Two different techniques are used to address this question. First, we ask patients with damage to the hippocampus and/or perirhinal cortex to perform memory tasks in which they are required to remember whether they have previously seen items from our three visual categories. We wish to know whether damage to these two brain structures results in distinct patterns of memory impairment. Second, we ask healthy participants and patients to undertake memory tasks in an MRI scanner; this allows us to pinpoint which parts of the brain are recruited during memory processing, and to see if the hippocampus and perirhinal cortex show distinct patterns of activity for different visual categories. The findings from these two parts of the grant will be used to refine current ideas about how the hippocampus and perirhinal cortex support LTM, and to develop new models and predictions, that further our knowledge of how damage to these brain areas results in memory difficulties across different diseases.

The final part to the grant aims to use the information we gather from our patient and imaging studies to improve memory in individuals with hippocampal damage. We propose to show that if patients concentrate on the individual details of objects this will help boost their memory for words referring to these objects. If we can demonstrate evidence of transfer from visual to verbal stimuli, this will help clinicians and patients develop better strategies for improving memory in everyday situations.

Long-term memory (LTM) is a critical part of our ability to maintain social interactions and navigate accurately in our environment; not surprisingly, therefore, loss of LTM - common to many neurological disorders (dementia, epilepsy, stroke) - can have a significant impact on independent living and general well being. The high frequency of memory impairment after brain damage also has a major financial cost to society, and a key goal for cognitive and clinical neuroscience therefore, is (a) to understand the genesis of memory impairment, (b) to elucidate the functional role of brain regions considered necessary for memory and (c) to use this scientific knowledge to make progress aimed at intervention after memory impairment.

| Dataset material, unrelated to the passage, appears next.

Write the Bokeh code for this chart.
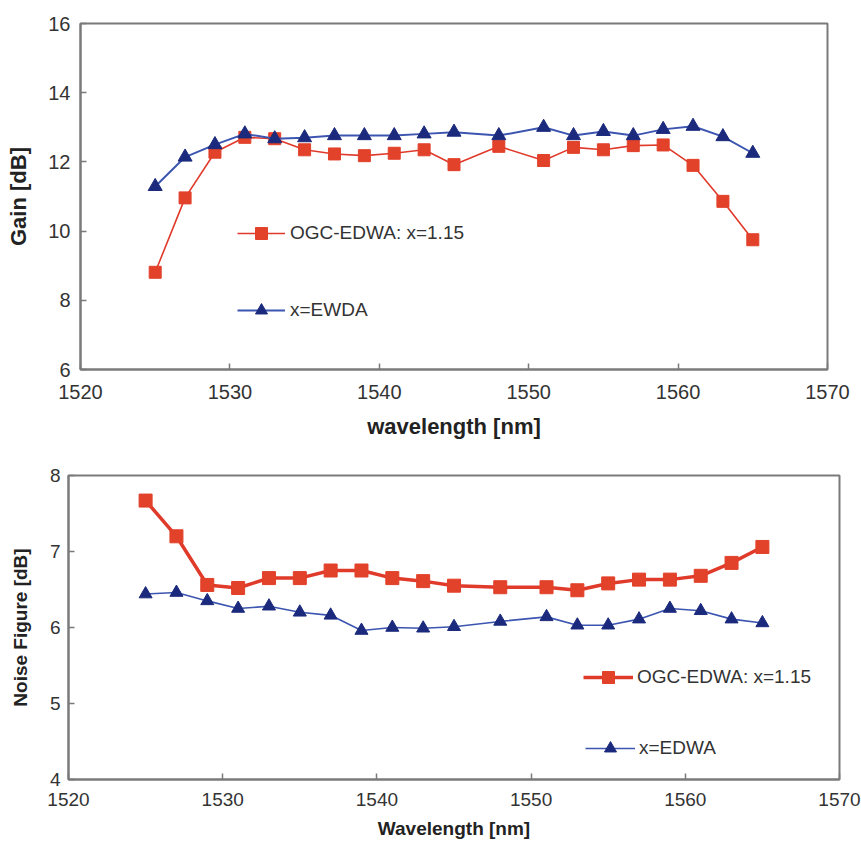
from bokeh.plotting import figure
from bokeh.layouts import column
from bokeh.models import Range1d, SingleIntervalTicker, Legend, LegendItem
from bokeh.embed import file_html
from bokeh.resources import INLINE

# ---------------- data ----------------
wavelength = [1525, 1527, 1529, 1531, 1533, 1535, 1537, 1539, 1541, 1543,
              1545, 1548, 1551, 1553, 1555, 1557, 1559, 1561, 1563, 1565]

gain_ogc = [8.81, 10.96, 12.28, 12.71, 12.67, 12.35, 12.23, 12.18, 12.25, 12.35,
            11.92, 12.45, 12.04, 12.42, 12.35, 12.47, 12.49, 11.90, 10.86, 9.75]
gain_edwa = [11.29, 12.14, 12.50, 12.81, 12.67, 12.70, 12.76, 12.76, 12.76, 12.81,
             12.86, 12.76, 13.00, 12.76, 12.88, 12.76, 12.94, 13.03, 12.73, 12.25]

nf_ogc = [7.67, 7.20, 6.56, 6.52, 6.65, 6.65, 6.75, 6.75, 6.65, 6.61,
          6.55, 6.53, 6.53, 6.49, 6.58, 6.63, 6.63, 6.68, 6.85, 7.06]
nf_edwa = [6.44, 6.46, 6.35, 6.25, 6.28, 6.20, 6.16, 5.96, 6.00, 5.99,
           6.01, 6.08, 6.14, 6.03, 6.03, 6.11, 6.25, 6.22, 6.11, 6.06]

top_labels = ["OGC-EDWA: x=1.15", "x=EWDA"]
bottom_labels = ["OGC-EDWA: x=1.15", "x=EDWA"]

RED = "#e2412a"
RED_LINE = "#e03a2a"
NAVY = "#1b2a7c"
BLUE_LINE = "#3c55b0"
FONT = "Liberation Sans"
TICK_COLOR = "#333333"
FRAME = "#7a7a7a"


def style(p, xlabel, ylabel, tick_px, label_px, y_interval):
    p.outline_line_color = FRAME
    p.outline_line_width = 2
    p.xgrid.visible = False
    p.ygrid.visible = False
    p.background_fill_color = "white"
    p.border_fill_color = "white"
    p.xaxis.ticker = SingleIntervalTicker(interval=10, num_minor_ticks=0)
    p.yaxis.ticker = SingleIntervalTicker(interval=y_interval, num_minor_ticks=0)
    for ax in (p.xaxis[0], p.yaxis[0]):
        ax.axis_line_color = FRAME
        ax.axis_line_width = 2
        ax.major_tick_line_color = FRAME
        ax.major_tick_line_width = 1.5
        ax.major_tick_in = 6
        ax.major_tick_out = 0
        ax.minor_tick_line_color = None
        ax.major_label_text_font = FONT
        ax.major_label_text_font_size = tick_px
        ax.major_label_text_color = TICK_COLOR
        ax.axis_label_text_font = FONT
        ax.axis_label_text_font_size = label_px
        ax.axis_label_text_font_style = "bold"
        ax.axis_label_text_color = "#222222"
    p.xaxis.axis_label = xlabel
    p.yaxis.axis_label = ylabel


# ---------------- top: gain ----------------
p1 = figure(width=861, height=450, x_range=Range1d(1520, 1570), y_range=Range1d(6, 16),
            output_backend="svg", toolbar_location=None, frame_align=False,
            min_border_left=80, min_border_right=34, min_border_top=23, min_border_bottom=81)
style(p1, "wavelength [nm]", "Gain [dB]", "20px", "22px", 2)
p1.xaxis.major_label_standoff = 15
p1.yaxis.major_label_standoff = 10
p1.xaxis.axis_label_standoff = 12
p1.yaxis.axis_label_standoff = 14

l1 = p1.line(wavelength, gain_ogc, line_color=RED_LINE, line_width=1.6)
s1 = p1.scatter(wavelength, gain_ogc, marker="square", size=12, fill_color=RED, line_color=RED)
l2 = p1.line(wavelength, gain_edwa, line_color=BLUE_LINE, line_width=2)
s2 = p1.scatter(wavelength, gain_edwa, marker="triangle", size=14, fill_color=NAVY, line_color=NAVY)

for label, rs, loc in [(top_labels[0], [l1, s1], (157, 121)), (top_labels[1], [l2, s2], (157, 44))]:
    lg = Legend(items=[LegendItem(label=label, renderers=rs)], location=loc,
                padding=0, margin=0, border_line_color=None, background_fill_alpha=0,
                glyph_width=48, glyph_height=30, label_standoff=5,
                label_text_font=FONT, label_text_font_size="19px", label_text_color="#333333")
    p1.add_layout(lg)

# ---------------- bottom: noise figure ----------------
p2 = figure(width=861, height=391, x_range=Range1d(1520, 1570), y_range=Range1d(4, 8),
            output_backend="svg", toolbar_location=None, frame_align=False,
            min_border_left=68, min_border_right=22, min_border_top=25, min_border_bottom=62)
style(p2, "Wavelength [nm]", "Noise Figure [dB]", "19px", "19px", 1)
p2.xaxis.major_label_standoff = 13
p2.yaxis.major_label_standoff = 8
p2.xaxis.axis_label_standoff = 9
p2.yaxis.axis_label_standoff = 16

m1 = p2.line(wavelength, nf_ogc, line_color=RED_LINE, line_width=3.5)
t1 = p2.scatter(wavelength, nf_ogc, marker="square", size=13, fill_color=RED, line_color=RED)
m2 = p2.line(wavelength, nf_edwa, line_color=BLUE_LINE, line_width=1.6)
t2 = p2.scatter(wavelength, nf_edwa, marker="triangle", size=13, fill_color=NAVY, line_color=NAVY)

for label, rs, loc in [(bottom_labels[0], [m1, t1], (515, 87)), (bottom_labels[1], [m2, t2], (517, 16))]:
    lg = Legend(items=[LegendItem(label=label, renderers=rs)], location=loc,
                padding=0, margin=0, border_line_color=None, background_fill_alpha=0,
                glyph_width=50, glyph_height=30, label_standoff=4,
                label_text_font=FONT, label_text_font_size="19px", label_text_color="#333333")
    p2.add_layout(lg)

layout = column(p1, p2, spacing=0)
open("out.html", "w").write(file_html(layout, INLINE))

The proposed project contributes to these important questions by undertaking novel experiments aimed at identifying how two brain regions within the medial temporal lobe (MTL), the hippocampus and perirhinal cortex, contribute to memory for exemplars from different visual categories (faces, objects and scenes). It addresses novel data emerging from patient experiments in which amnesic patients with hippocampal damage do not show a global deficit in LTM (as predicted by most models), but instead reveal memory difficulties that are modulated by category (good memory for faces despite poor memory for scenes, Taylor et al., 2007). Such material-specific differences are not easily explained by current theories of human LTM, and there is an urgent need for more research aimed at obtaining further data to help refine these models.

The experiments proposed here involve neuropsychological and neuroimaging approaches (the latter in both patients and healthy controls) to ask under what circumstances the hippocampus and perirhinal cortex contribute to memory for different visual categories. A unique strength of the proposal is the application of the three main paradigms used in the field to measure LTM (relational processing, memory confidence and source memory); this means that we can test key hypotheses from all existing models, and ensures that we obtain definitive evidence about the role of the hippocampus and perirhinal cortex in visual memory. This knowledge is then used to undertake an experiment aimed at asking whether we can improve verbal memory in amnesia by stressing encoding of object features. This experiment has significant translational potential, and provides a stepping stone to further work aimed at remediating some of day-to-day difficulties experienced by amnesic individuals.